Generał mówił, że marszałek Piłsudski stworzył Polskę z niczego, zbudował ją w krótkim czasie i była ona na dobrej drodze, żeby być wielką, silną i stać na równi z innymi narodami Europy. – Dziś widzę znów taką możliwość. Widzę dziś, że nowa Polska się rodzi, Polska która będzie taka jaką była przed '39 rokiem, że będziemy mieli zjednoczony naród, będziemy się kochali jak bracia – mówił.
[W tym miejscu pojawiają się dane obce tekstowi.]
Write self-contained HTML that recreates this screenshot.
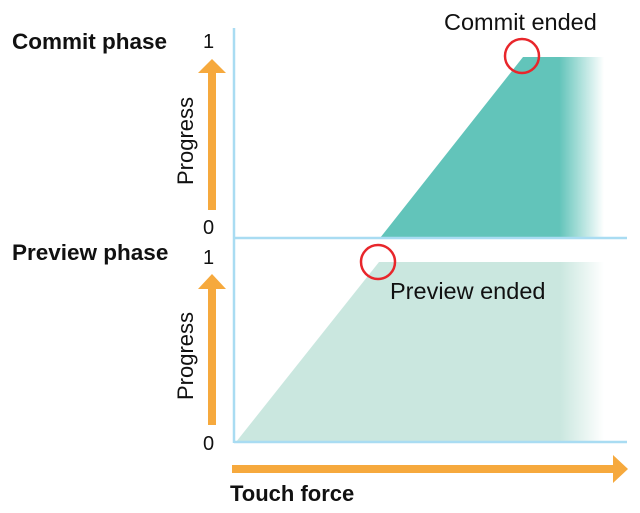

– Polska jest dziś w rękach nowego prezydenta, który od początku pokazał, że potrafi rządzić, zyskać popularność narodu i w ciężkich warunkach został wybrany na prezydenta – mówił. Jak dodał, był szczęśliwy, kiedy Andrzej Duda rozpoczął sprawowanie swojego urzędu. Kończąc, generał wyraził nadzieję, że wspólnymi siłami osiągniemy to, że nasza Ojczyzna stanie się wielka w wielu aspektach.
Janusz Brochwicz-Lewiński, ps. „Gryf”, żołnierz ZWZ-AK, żołnierz Batalionu AK „Parasol”, W 1939 roku uczestniczył w kampanii wrześniowej. Aresztowany przez bolszewików pod Baranowiczami i 17.09.1939 skazany na karę śmierci. Znalazł się wtedy, wraz z grupą skazańców, w pociągu jadącym na Wschód. Udało mu się uciec z transportu. Po kilkumiesięcznej wędrówce przedostał się do Generalnej Guberni, części Polski okupowanej przez Niemców. W 1940 wstąpił do Związku Walki Zbrojnej - Armii Krajowej. W okresie 1942-44 w partyzantce na Lubelszczyźnie. Od lutego 1944 przydzielony do Warszawy do Batalionu Kedywu AK „Parasol”. W Powstaniu Warszawskim, walcząc w batalionie „Parasol”, dowodził obroną Pałacyku Michla na Woli. Po wojnie pozostał na emigracji. Służył w elitarnych brytyjskich jednostkach komandosów, w wojskach kolonialnych i wywiadzie antykomunistycznym. Na stałe powrócił do kraju w 2003 roku. Honorowy Patron Straży Miejskiej M. St. Warszawy, W 2007 r. został Honorowym Obywatelem M. St. Warszawy. Był członkiem Kapituły Orderu Wojennego Virtuti Militari w latach 2009-2014.